Urban Foraging in Copenhagen

This summer, I’ve fallen widely in love with foraging. And there is no better place than Scandinavia to do so. Let me preface this by saying I have two main passions in my life: food and photography. Food is what nourishes me. It’s what I’m most inspired in this world by. It’s what has healed me. I love little more than beautiful vegetables and fruits of all colors, the healing power of wild herbs, the way food brings people together and the depth of color and texture of organic foods grown in a sustainable and loving way. A few years ago, while living in the Pacific Northwest, I took a mushroom foraging workshop in the beautiful Gorge located outside of Portland, Oregon with Wildcraft Studio School, taught by one of my favorite ladies Yellow Eleanor. Since then, I have been so inspired by wild foods and the act of foraging. During my recent trip to Sweden, I spent many of my days walking in the forest, collecting currants, chanterelle mushrooms, bitter greens and blueberries. It was the most meditative and calming experience for me. It grounded me and brought me to a place that felt like a deep, instinctual experience. After leaving Sweden, I craved the grounding and calming properties that foraging provided me with. So I decided to start urban foraging in Copenhagen. And to by surprise, this city has an abundance of wild foods, you just need to open your eyes. August is the perfect month to start urban foraging because there has been plenty of sunlight for lots of the late summer fruits and even early fall fruits to begin ripening. On a simple walk through my neighborhood I’ve found everything from plums, apples and blackberries to bitter dandelion and plantain leaf greens to herbs and edible flowers like oregano, chamomile and rose hip flowers. While berries and fruits are always so fun to forage for, I truly love the bitter greens for my morning smoothies (and no one minds you picking these “weeds.” I thought I’d share some of the best spots to start urban foraging in Copenhagen.

Where To Forage

Østebro is one of the best places to begin foraging for all that I’ve mentioned above. It is easily accessible and close to the center of Copenhagen. It is a bit more spacious than other neighborhoods in the city and that means more space for patches of green. Wander around the train tracks beyond Østerport or around the sea by Svanemøllen. There are a variety of densely green patches between houses in the residential area around there rich with bitter greens, apples and plums.
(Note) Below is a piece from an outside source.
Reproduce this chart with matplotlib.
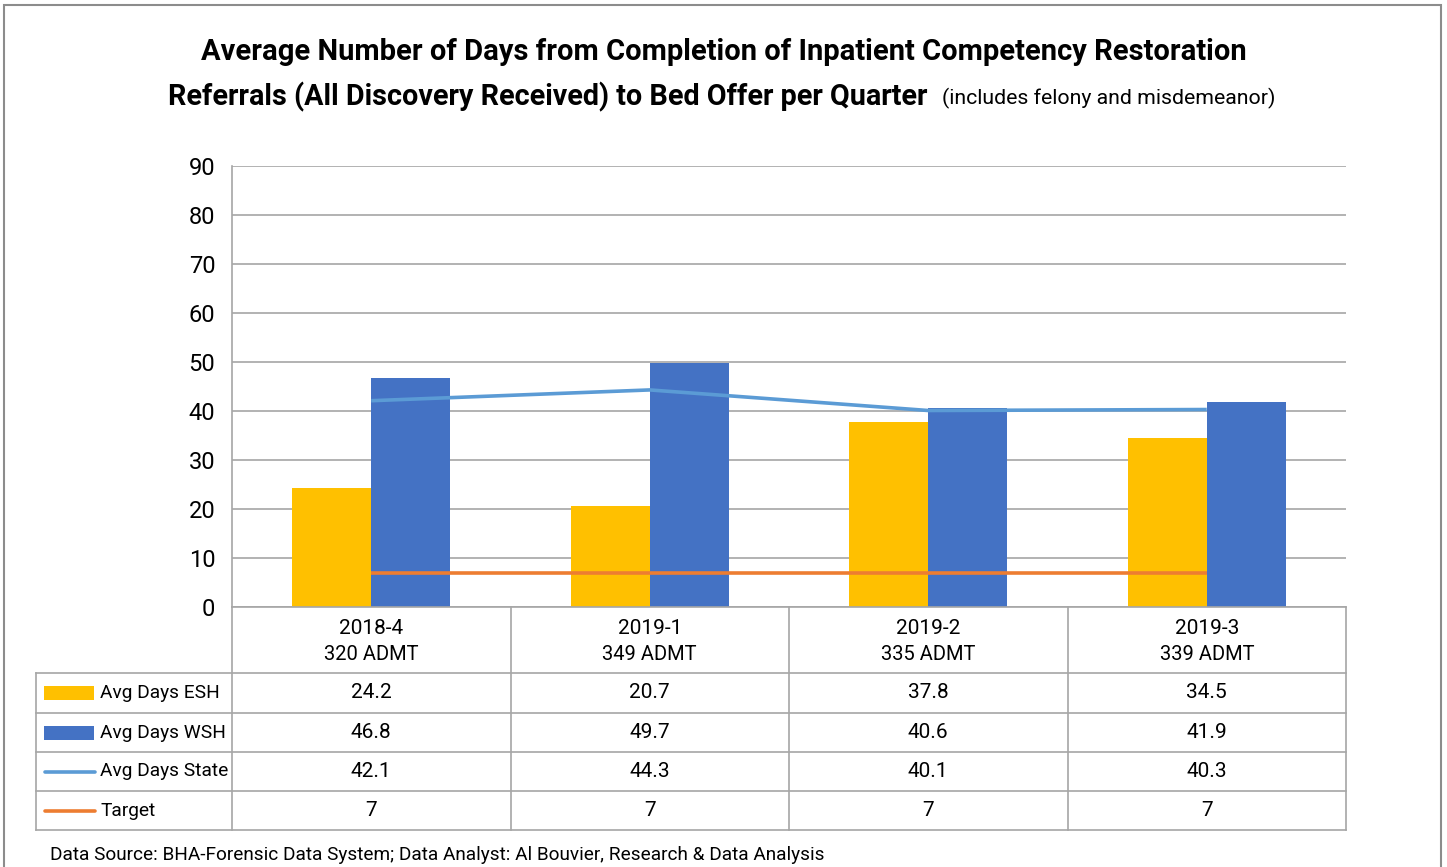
import matplotlib
matplotlib.use("Agg")
import matplotlib.pyplot as plt
from matplotlib.patches import Rectangle
from matplotlib.lines import Line2D

plt.rcParams['font.family'] = ['Roboto', 'DejaVu Sans']

# ---- data ----
quarters = ["2018-4", "2019-1", "2019-2", "2019-3"]
admissions = ["320 ADMT", "349 ADMT", "335 ADMT", "339 ADMT"]
esh = [24.2, 20.7, 37.8, 34.5]
wsh = [46.8, 49.7, 40.6, 41.9]
state = [42.1, 44.3, 40.1, 40.3]
target = [7, 7, 7, 7]
series_names = ["Avg Days ESH", "Avg Days WSH", "Avg Days State", "Target"]
yticks = [0, 10, 20, 30, 40, 50, 60, 70, 80, 90]
title1 = "Average Number of Days from Completion of Inpatient Competency Restoration"
title2 = "Referrals (All Discovery Received) to Bed Offer per Quarter"
subtitle = "(includes felony and misdemeanor)"
footer = "Data Source: BHA-Forensic Data System; Data Analyst: Al Bouvier, Research & Data Analysis"

C_ESH = "#FFC000"
C_WSH = "#4472C4"
C_STATE = "#5B9BD5"
C_TGT = "#ED7D31"
GRID = "#A6A6A6"

W, H = 1447, 867
fig = plt.figure(figsize=(W / 100, H / 100), dpi=100)

def fx(x):
    return x / W

def fy(y):
    return 1 - y / H

# outer frame
fig.add_artist(Rectangle((fx(4), fy(900)), fx(1441) - fx(4), fy(5) - fy(900),
                         transform=fig.transFigure, fill=False, ec="#8C8C8C", lw=1.5))

# plot area
L, R, T, B = 232, 1346, 166, 607
ax = fig.add_axes([fx(L), fy(B), fx(R) - fx(L), fy(T) - fy(B)])
n = len(quarters)
xs = list(range(n))
bw = 0.284
ax.bar([x - bw / 2 for x in xs], esh, width=bw, color=C_ESH, zorder=2)
ax.bar([x + bw / 2 for x in xs], wsh, width=bw, color=C_WSH, zorder=2)
ax.plot(xs, state, color=C_STATE, lw=2.6, zorder=3, solid_capstyle='butt')
ax.plot(xs, target, color=C_TGT, lw=2.6, zorder=3, solid_capstyle='butt')
ax.set_xlim(-0.5, n - 0.5)
ax.set_ylim(0, 90)
ax.set_yticks(yticks)
ax.set_yticklabels([str(v) for v in yticks], fontsize=17, color="#000000")
ax.tick_params(axis='y', length=0, pad=12)
ax.set_xticks([])
ax.grid(axis='y', color=GRID, lw=1.2, zorder=0)
for s in ["top", "right", "bottom"]:
    ax.spines[s].set_visible(False)
ax.spines["left"].set_color(GRID)
ax.spines["left"].set_linewidth(1.2)

# table
col_edges = [L + i * (R - L) / n for i in range(n + 1)]
row_edges = [607, 673, 713, 752, 791, 830]
TL = 36

def hline(y, x0, x1):
    fig.add_artist(Line2D([fx(x0), fx(x1)], [fy(y), fy(y)], transform=fig.transFigure, color=GRID, lw=1.2))

def vline(x, y0, y1):
    fig.add_artist(Line2D([fx(x), fx(x)], [fy(y0), fy(y1)], transform=fig.transFigure, color=GRID, lw=1.2))

hline(row_edges[0], L, R)
for y in row_edges[1:]:
    hline(y, TL, R)
for x in col_edges:
    vline(x, row_edges[0], row_edges[-1])
vline(TL, row_edges[1], row_edges[-1])

for i in range(n):
    cx = (col_edges[i] + col_edges[i + 1]) / 2
    fig.text(fx(cx), fy(628), quarters[i], ha='center', va='center', fontsize=15)
    fig.text(fx(cx), fy(655), admissions[i], ha='center', va='center', fontsize=14.5)

rows = [esh, wsh, state, target]
for r, vals in enumerate(rows):
    cy = (row_edges[r + 1] + row_edges[r + 2]) / 2
    for i, v in enumerate(vals):
        cx = (col_edges[i] + col_edges[i + 1]) / 2
        fig.text(fx(cx), fy(cy), f"{v:g}", ha='center', va='center', fontsize=15)
    fig.text(fx(100), fy(cy), series_names[r], ha='left', va='center', fontsize=13.8)
    if r < 2:
        col = C_ESH if r == 0 else C_WSH
        fig.add_artist(Rectangle((fx(44), fy(cy + 7)), fx(94) - fx(44), fy(cy - 7) - fy(cy + 7),
                                 transform=fig.transFigure, color=col, lw=0))
    else:
        col = C_STATE if r == 2 else C_TGT
        fig.add_artist(Line2D([fx(45), fx(95)], [fy(cy), fy(cy)], transform=fig.transFigure,
                              color=col, lw=2.6, solid_capstyle='round'))

# titles
fig.text(fx(724), fy(52), title1, ha='center', va='center', fontsize=21, fontweight='bold')
fig.text(fx(168), fy(97), title2, ha='left', va='center', fontsize=20.7, fontweight='bold')
fig.text(fx(942), fy(98), subtitle, ha='left', va='center', fontsize=15.3)

fig.text(fx(50), fy(855), footer, ha='left', va='center', fontsize=13.7)

fig.savefig("out.png", dpi=100, facecolor="white")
Amager Fælled is filled with tons of wild food to be foraged. Apples, blackberries, bright orange buckthorn, sea herbs and loads of bitter greens. It’s also such a nice opportunity to get a bit out of the city and spend some time by the sea.

Frederiksberg Garden is mostly filled with a “salad bar” of bitter greens. You can collect enough bitter greens for a weeks long of green smoothies. But beware, there are many bushes that appear to have red currants but are not an edible variety of berries.

Frederiksberg is another neighborhood that is filled with a variety of amazing wild foods like apples, blackberries, wild herbs and edible flowers. I love snagging some “rail road worker’s roses” to put on top of salads. But take care here to only take a few things as these are often part of someone’s property.

Those four places should get you on your way to some light foraging. One thing I should mention is to take care when foraging. Always be able to identify 2-3 things really, really well before you go out foraging. For example, when I go mushroom foraging, I generally go after three varieties that I know are completely safe, are easy to identify and hard to mistake. Anything beyond what I find is fun to try and identify back home but I never eat something unless I know that is one hundred percent safe. Also, always leave some behind for other foragers. It’s not cool or nice etiquette to take every single last berry from a bush. Take only what you need. Also, don’t pick things that aren’t ripe just for the sake of increasing the volume for foraged goods. I know this can be tempting as it’s kind of like a treasure hunt to pick as much as possible. But picking berries before their prime to have a big volume isn’t that great when you actually get home and realize they didn’t reach their potential. Also, to keep up to date with things that are in season in Denmark, I love to follow Noma forager Michael Fitzner. As any wise forager does, he keeps his locations to himself, but shares nice grams of his bounty for the Noma kitchen. If you have any other suggestions of where to forage in Copenhagen, I’d love to hear your favorite spots!